### [Problem details]
Quote word for word the lines below, beginning with the first and ending with the one that has "import seaborn as sns". Drop the pictures.
◆ ◆ ◆
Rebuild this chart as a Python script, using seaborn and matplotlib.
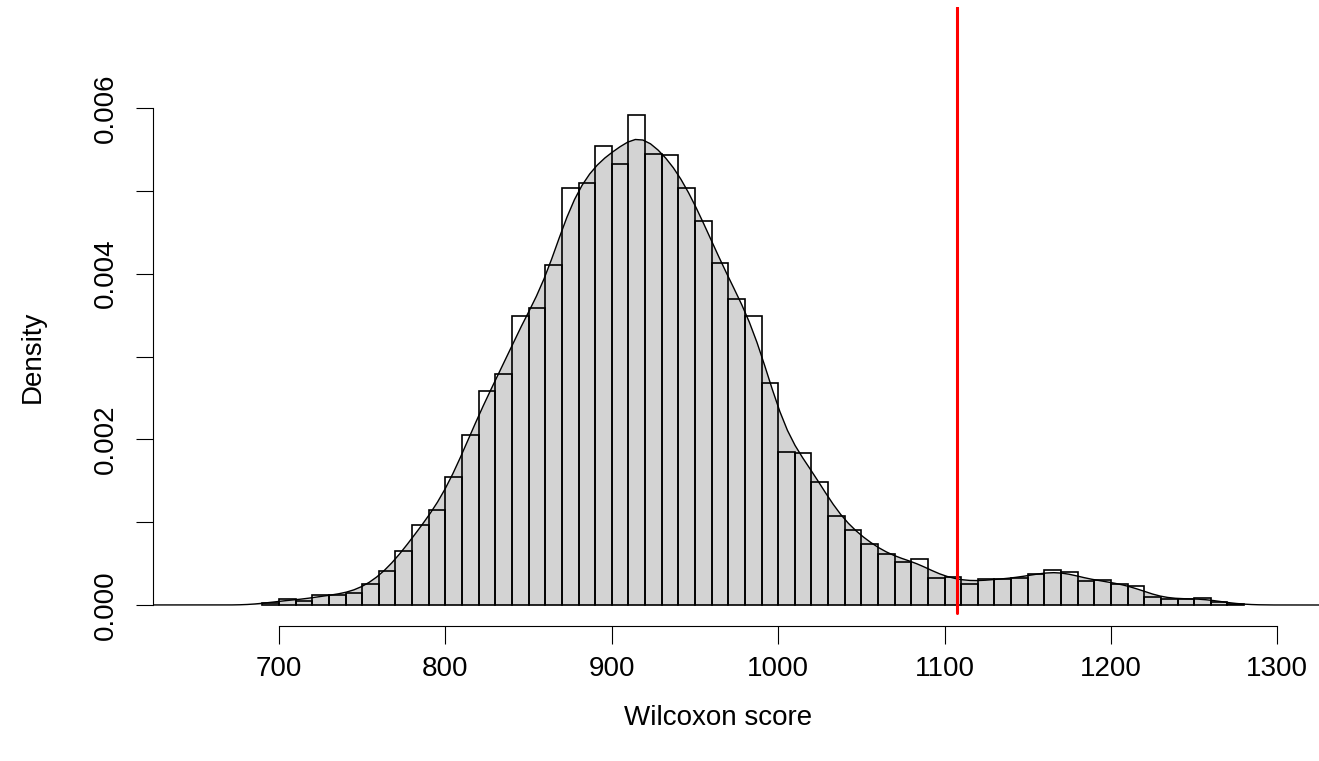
import numpy as np
import matplotlib
matplotlib.use("Agg")
from matplotlib import pyplot as plt
import seaborn as sns

# histogram bins (left edges, width 10) and densities
bin_left = [690, 700, 710, 720, 730, 740, 750, 760, 770, 780,
            790, 800, 810, 820, 830, 840, 850, 860, 870, 880,
            890, 900, 910, 920, 930, 940, 950, 960, 970, 980,
            990, 1000, 1010, 1020, 1030, 1040, 1050, 1060, 1070, 1080,
            1090, 1100, 1110, 1120, 1130, 1140, 1150, 1160, 1170, 1180,
            1190, 1200, 1210, 1220, 1230, 1240, 1250, 1260, 1270]
density = [0.00003, 0.00007, 0.00005, 0.00012, 0.00012, 0.00015, 0.00025, 0.00041, 0.00065, 0.00097,
           0.00115, 0.00155, 0.00205, 0.00258, 0.00279, 0.00349, 0.00359, 0.00410, 0.00504, 0.00509,
           0.00554, 0.00533, 0.00592, 0.00545, 0.00543, 0.00504, 0.00463, 0.00413, 0.00370, 0.00349,
           0.00268, 0.00185, 0.00184, 0.00148, 0.00107, 0.00091, 0.00074, 0.00062, 0.00052, 0.00056,
           0.00032, 0.00034, 0.00025, 0.00031, 0.00031, 0.00033, 0.00037, 0.00042, 0.00040, 0.00029,
           0.00030, 0.00025, 0.00023, 0.00010, 0.00007, 0.00007, 0.00009, 0.00004, 0.00001]
bin_width = 10
observed_score = 1107.6

x_ticks = [700, 800, 900, 1000, 1100, 1200, 1300]
y_ticks = [0.000, 0.001, 0.002, 0.003, 0.004, 0.005, 0.006]

sns.set_style("ticks")
plt.rcParams['font.family'] = ['Liberation Sans', 'DejaVu Sans']
plt.rcParams['text.color'] = "black"

centers = np.array(bin_left) + bin_width / 2
edges = list(bin_left) + [bin_left[-1] + bin_width]

fig = plt.figure(figsize=(13.19, 7.61), dpi=100)
ax = fig.add_axes([153 / 1319, 135 / 761, 1166 / 1319, 619 / 761])

# grey area under the density curve
sns.kdeplot(x=centers, weights=density, bw_method=0.12, cut=8, fill=True,
            color="#D3D3D3", alpha=1, linewidth=0, ax=ax)
# bar outlines on top
sns.histplot(x=centers, weights=density, bins=edges, stat="count", fill=False,
             element="bars", color="black", linewidth=1.2, ax=ax)
# density line
sns.kdeplot(x=centers, weights=density, bw_method=0.12, cut=8,
            color="black", linewidth=1.0, ax=ax)

ax.axvline(observed_score, ymin=0.0215, ymax=1, color="#FF0000", linewidth=2.2)

ax.set_xlim(624.27, 1325.04)
ax.set_ylim(-0.0002535, 0.0072195)

sns.despine(ax=ax, top=True, right=True)
ax.spines['left'].set_bounds(0, 0.006)
ax.spines['bottom'].set_bounds(700, 1300)
for side in ['left', 'bottom']:
    ax.spines[side].set_linewidth(0.8)
    ax.spines[side].set_color("black")

ax.set_xticks(x_ticks)
ax.set_xticklabels([str(t) for t in x_ticks])
ax.set_yticks(y_ticks)
ax.set_yticklabels(["%.3f" % t if i % 2 == 0 else "" for i, t in enumerate(y_ticks)],
                   rotation=90, va="center")
ax.tick_params(axis="both", direction="out", length=12.6, width=0.8,
               color="black", labelsize=20, labelcolor="black")
ax.tick_params(axis="x", pad=9)
ax.tick_params(axis="y", pad=12)

ax.set_xlabel("")
ax.set_ylabel("")
fig.text(718.5 / 1319, 1 - 718 / 761, "Wilcoxon score", fontsize=20,
         ha="center", va="center", color="black")
fig.text(33 / 1319, 1 - 357 / 761, "Density", fontsize=20, rotation=90,
         ha="center", va="center", color="black")

fig.savefig("out.png", dpi=100)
◆ ◆ ◆
### [Response to the task]
Rebuild this chart as a Python script, using seaborn and matplotlib.
import numpy as np
import matplotlib
matplotlib.use("Agg")
from matplotlib import pyplot as plt
import seaborn as sns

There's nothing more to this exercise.